Но вот к чему невозможно привыкнуть — это государственный бред. Можно только пригнуть голову в попытке остаться незамеченным. Но горе тому, кто проявит неосторожность! Дремучая сила, прикинувшаяся передовой идеологией (впрочем, ею в определенной мере и связанная) и управляющая движением жизни, тотчас приведет в действие страшные механизмы, рвущие в клочья любые человеческие судьбы.

Есть признак, по которому можно будет определить момент, когда на наше общество снизойдет Божья благодать и оно заживет какой-то другой, лучшей жизнью (будем верить, что когда-нибудь заживет). Он наступит, если, посмотрев такой фильм, зритель сделает большие глаза и спросит по-розановски: неужели это было? [40]

40

Напомню, что писал Розанов в «Опавших листьях»:

«…Социализм — буря, дождь, ветер…

Взойдет солнышко и осушит все. И будут говорить, как о высохшей росе: „Неужели он (соц.) был?“ „И барабанил в окна град: братство, равенство, свобода“?

— О, да! И еще скольких этот град побил!!

— Удивительно. Странное явление. Не верится. Где бы об истории его прочитать?»

Написано в 1913 году, следовательно, первая часть этого пассажа, о «граде», должна быть расценена как провидческая (другое дело, что силу и продолжительность «града» автор не мог угадать). Хотелось бы надеяться, что провидческой окажется и вторая часть — «взойдет солнышко» и будет «не вериться».

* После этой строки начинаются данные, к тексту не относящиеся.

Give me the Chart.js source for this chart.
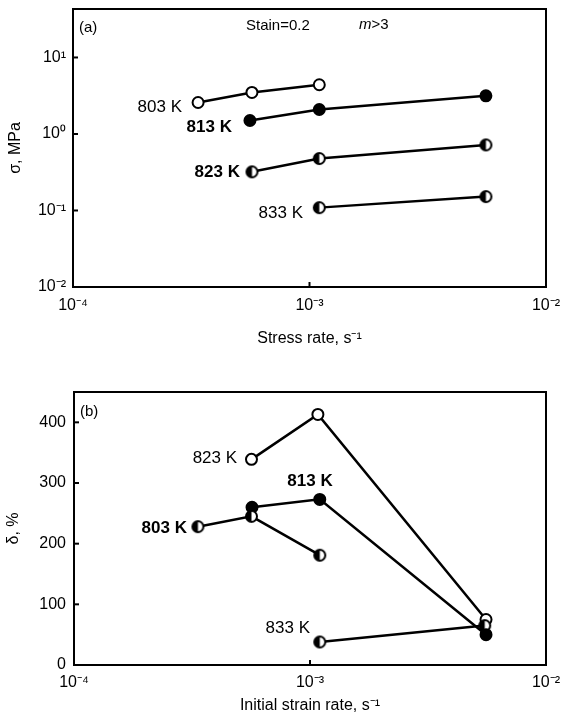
<!DOCTYPE html>
<html>
<head>
<meta charset="utf-8">
<script src="https://cdn.jsdelivr.net/npm/chart.js@4"></script>
<style>
  body { margin: 0; background: #fff; }
  #wrap { position: relative; width: 563px; height: 723px; }
  canvas { position: absolute; left: 0; }
</style>
</head>
<body>
<div id="wrap">
  <canvas id="chartA" width="563" height="350" style="top:0"></canvas>
  <canvas id="chartB" width="563" height="373" style="top:350px"></canvas>
</div>
<script>
// panel (a): flow stress vs strain rate
var xA803 = [3.38e-4, 5.71e-4, 1.1e-3];
var yA803 = [2.58, 3.49, 4.4];
var xA813 = [5.6e-4, 1.1e-3, 5.57e-3];
var yA813 = [1.5, 2.09, 3.15];
var xA823 = [5.71e-4, 1.1e-3, 5.57e-3];
var yA823 = [0.32, 0.478, 0.72];
var xA833 = [1.1e-3, 5.57e-3];
var yA833 = [0.109, 0.152];

// panel (b): elongation vs initial strain rate
var xB803 = [3.35e-4, 5.65e-4, 1.1e-3];
var yB803 = [228, 245, 181];
var xB813 = [5.68e-4, 1.1e-3, 5.57e-3];
var yB813 = [260, 273, 50];
var xB823 = [5.65e-4, 1.08e-3, 5.57e-3];
var yB823 = [339, 413, 75];
var xB833 = [1.1e-3, 5.5e-3];
var yB833 = [38, 65];

// ticks
var xTicks = [1e-4, 1e-3, 1e-2];
var xTickLabels = ['10\u207B\u2074', '10\u207B\u00B3', '10\u207B\u00B2'];
var yTicksA = [10, 1, 0.1, 0.01];
var yTickLabelsA = ['10\u00B9', '10\u2070', '10\u207B\u00B9', '10\u207B\u00B2'];
var yTicksB = [0, 100, 200, 300, 400];

// curve labels: text, x, y (data units)
var labelsA = [
    { t: '803 K', x: 2.89e-4, y: 2.22, bold: false, align: 'right' },
    { t: '813 K', x: 4.7e-4, y: 1.22, bold: true, align: 'right' },
    { t: '823 K', x: 5.08e-4, y: 0.314, bold: true, align: 'right' },
    { t: '833 K', x: 9.39e-4, y: 0.092, bold: false, align: 'right' }
];
var labelsB = [
    { t: '823 K', x: 4.91e-4, y: 340, bold: false, align: 'right' },
    { t: '813 K', x: 1.0e-3, y: 303, bold: true, align: 'center' },
    { t: '803 K', x: 3.01e-4, y: 226, bold: true, align: 'right' },
    { t: '833 K', x: 1.0e-3, y: 60, bold: false, align: 'right' }
];

Chart.defaults.font.family = "'Liberation Sans', Arial, sans-serif";
Chart.defaults.font.size = 16;
Chart.defaults.color = '#000';

function pts(xs, ys) {
    return xs.map(function (x, i) { return { x: x, y: ys[i] }; });
}

function halfDot(r) {
    var c = document.createElement('canvas');
    var s = 2 * r + 4;
    c.width = s; c.height = s;
    var g = c.getContext('2d');
    var m = s / 2;
    g.beginPath(); g.arc(m, m, r, 0, Math.PI * 2); g.fillStyle = '#fff'; g.fill();
    g.beginPath(); g.arc(m, m, r, Math.PI / 2, Math.PI * 1.5); g.closePath(); g.fillStyle = '#000'; g.fill();
    g.beginPath(); g.arc(m, m, r, 0, Math.PI * 2); g.lineWidth = 2; g.strokeStyle = '#000'; g.stroke();
    return c;
}
var half = halfDot(5.5);

function serie(data, kind) {
    return {
        data: data,
        borderColor: '#000',
        borderWidth: 2.5,
        pointRadius: 5.5,
        pointBorderWidth: 2,
        pointBorderColor: '#000',
        pointBackgroundColor: kind === 'filled' ? '#000' : '#fff',
        pointStyle: kind === 'half' ? half : 'circle',
        tension: 0
    };
}

var boxPlugin = {
    id: 'box',
    afterDraw: function (chart) {
        var ctx = chart.ctx, a = chart.chartArea;
        ctx.save();
        ctx.strokeStyle = '#000';
        ctx.lineWidth = 2;
        ctx.strokeRect(a.left, a.top, a.right - a.left, a.bottom - a.top);
        // inward tick marks
        var sx = chart.scales.x, sy = chart.scales.y;
        sx.ticks.forEach(function (t, i) {
            var px = sx.getPixelForTick(i);
            ctx.beginPath(); ctx.moveTo(px, a.bottom); ctx.lineTo(px, a.bottom - 5); ctx.stroke();
        });
        sy.ticks.forEach(function (t, i) {
            var py = sy.getPixelForTick(i);
            ctx.beginPath(); ctx.moveTo(a.left, py); ctx.lineTo(a.left + 5, py); ctx.stroke();
        });
        ctx.restore();
    }
};

var textPlugin = {
    id: 'texts',
    afterDatasetsDraw: function (chart, args, opts) {
        var ctx = chart.ctx, a = chart.chartArea;
        var sx = chart.scales.x, sy = chart.scales.y;
        ctx.save();
        ctx.fillStyle = '#000';
        ctx.textBaseline = 'middle';
        (opts.labels || []).forEach(function (l) {
            ctx.font = (l.bold ? 'bold ' : '') + "17px 'Liberation Sans', Arial, sans-serif";
            ctx.textAlign = l.align;
            ctx.fillText(l.t, sx.getPixelForValue(l.x), sy.getPixelForValue(l.y));
        });
        ctx.font = "15px 'Liberation Sans', Arial, sans-serif";
        ctx.textAlign = 'left';
        if (opts.panel === '(a)') {
            ctx.fillText('(a)', a.left + 6, a.top + 19);
            ctx.textAlign = 'center';
            ctx.fillText('Stain=0.2', sx.getPixelForValue(7.35e-4), a.top + 17);
            ctx.textAlign = 'left';
            ctx.font = "italic 15px 'Liberation Sans', Arial, sans-serif";
            ctx.fillText('m', sx.getPixelForValue(1.62e-3), a.top + 16);
            var w = ctx.measureText('m').width;
            ctx.font = "15px 'Liberation Sans', Arial, sans-serif";
            ctx.fillText('>3', sx.getPixelForValue(1.62e-3) + w, a.top + 16);
        } else {
            ctx.fillText('(b)', a.left + 6, a.top + 20);
        }
        ctx.restore();
    }
};

function xScale(title, tickPad, titlePad, h) {
    return {
        type: 'logarithmic',
        min: 1e-4,
        max: 1e-2,
        afterBuildTicks: function (s) { s.ticks = xTicks.map(function (v) { return { value: v }; }); },
        afterFit: function (s) { s.height = h; s.paddingLeft = 0; s.paddingRight = 0; },
        ticks: {
            padding: tickPad,
            maxRotation: 0,
            autoSkip: false,
            callback: function (v) { return xTickLabels[xTicks.indexOf(v)]; }
        },
        grid: { display: false, drawTicks: false },
        border: { display: true, color: '#000', width: 2 },
        title: { display: true, text: title, padding: titlePad }
    };
}

new Chart(document.getElementById('chartA'), {
    type: 'line',
    data: {
        datasets: [
            serie(pts(xA803, yA803), 'open'),
            serie(pts(xA813, yA813), 'filled'),
            serie(pts(xA823, yA823), 'half'),
            serie(pts(xA833, yA833), 'half')
        ]
    },
    options: {
        responsive: false,
        animation: false,
        layout: { padding: { top: 9, right: 17, left: 0, bottom: 0 } },
        plugins: {
            legend: { display: false },
            tooltip: { enabled: false },
            texts: { labels: labelsA, panel: '(a)' }
        },
        scales: {
            x: xScale('Stress rate, s\u207B\u00B9', 9, { top: 4, bottom: 2 }, 63),
            y: {
                type: 'logarithmic',
                min: 0.01,
                max: 43,
                afterBuildTicks: function (s) { s.ticks = yTicksA.map(function (v) { return { value: v }; }); },
                afterFit: function (s) { s.width = 73; s.paddingTop = 0; s.paddingBottom = 0; },
                ticks: {
                    padding: 7,
                    autoSkip: false,
                    callback: function (v) { return yTickLabelsA[yTicksA.indexOf(v)]; }
                },
                grid: { display: false, drawTicks: false },
                border: { display: true, color: '#000', width: 2 },
                title: { display: true, text: '\u03C3, MPa', padding: { top: 6, bottom: 0 } }
            }
        }
    },
    plugins: [boxPlugin, textPlugin]
});

new Chart(document.getElementById('chartB'), {
    type: 'line',
    data: {
        datasets: [
            serie(pts(xB803, yB803), 'half'),
            serie(pts(xB813, yB813), 'filled'),
            serie(pts(xB833, yB833), 'half'),
            serie(pts(xB823, yB823), 'open')
        ]
    },
    options: {
        responsive: false,
        animation: false,
        layout: { padding: { top: 42, right: 17, left: 0, bottom: 0 } },
        plugins: {
            legend: { display: false },
            tooltip: { enabled: false },
            texts: { labels: labelsB, panel: '(b)' }
        },
        scales: {
            x: xScale('Initial strain rate, s\u207B\u00B9', 8, { top: 2, bottom: 8 }, 58),
            y: {
                type: 'linear',
                min: 0,
                max: 450,
                afterBuildTicks: function (s) { s.ticks = yTicksB.map(function (v) { return { value: v }; }); },
                afterFit: function (s) { s.width = 74; s.paddingTop = 0; s.paddingBottom = 0; },
                ticks: { padding: 8, autoSkip: false },
                grid: { display: false, drawTicks: false },
                border: { display: true, color: '#000', width: 2 },
                title: { display: true, text: '\u03B4, %', padding: { top: 4, bottom: 0 } }
            }
        }
    },
    plugins: [boxPlugin, textPlugin]
});
</script>
</body>
</html>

В фильме А. Германа хоть нет «посторонних» (какой-то швед однажды пытается войти в его пространство, но тотчас оттуда выталкивается), и то слава Богу.

Черная ночь, белый снег — на протяжении почти всего фильма. Символика прозрачна: ночь стоит — метафизическая, а обилие снега напоминает, что Россия «подморожена» (сама природа как будто хотела «соответствовать» идее: кто жил в то время, помнит, что зимы были все подряд свирепые и снега выпадало много). Идея, правда, не Победоносцева, а скорее платоновского государственника Бормотова («Город Градов»), сделавшего однажды поразительное открытие, что «в мире не только все течет, но и все останавливается». Когда-то очень давно, в ставшее уже легендарным время, гуляла по стране революционная метель — «черный ветер, белый снег», но сейчас воздух остановился и снег просто лежит. И луна осторожно пробирается сквозь волнистые туманы поглядеть, что и как.

Фильм точно передает ощущение внутренней остановленности, застылости, составлявших, по-моему, глубинное содержание тех лет, при всей их поверхностной ажитации. И вообще многое точно передает. Детали быта, например. Бывшая барская квартира, в которой живет герой, известный хирург в генеральском чине, сохранила «остатки прежней роскоши» — огромные старинные шкафы, люстры, картины, но тут же гимнастические снаряды и какие-то непонятные устройства технического назначения, и живет здесь, или по крайней мере «толчется», гораздо больше людей, чем это полагалось по дореволюционным меркам. Все вместе производит впечатление бивачности, но бивачности уже закоренелой: как в семнадцатом году разбили бивак посреди обломков «старого мира», так и живут. И не только privatim: такое же странное впечатление бивачности производит и институт, которым руководит генерал.

Но если декорации эпохи, самый воздух ее переданы с большой степенью точности, то люди, движущиеся в нем, как бы двоятся: они оттуда — и не совсем оттуда. Для тогдашних они чересчур дерганые, истеричные, зачастую откровенно гаерствующие. Время-то было опасливо-сдержанное, людьми руководили какие-то тихие и вместе настойчивые архетипы, не поощрявшие резкие выходки и всякое буффонство. Неполное соответствие, назовем его так, персонажей Германа своему времени легко объяснимо: прежде чем попасть на экран, они долго томились заключенными в памяти режиссера и подобно тому, как ребенок во чреве матери заражается ядами, угодившими в ее организм, прониклись некоторыми знаниями, каких в их время быть не могло.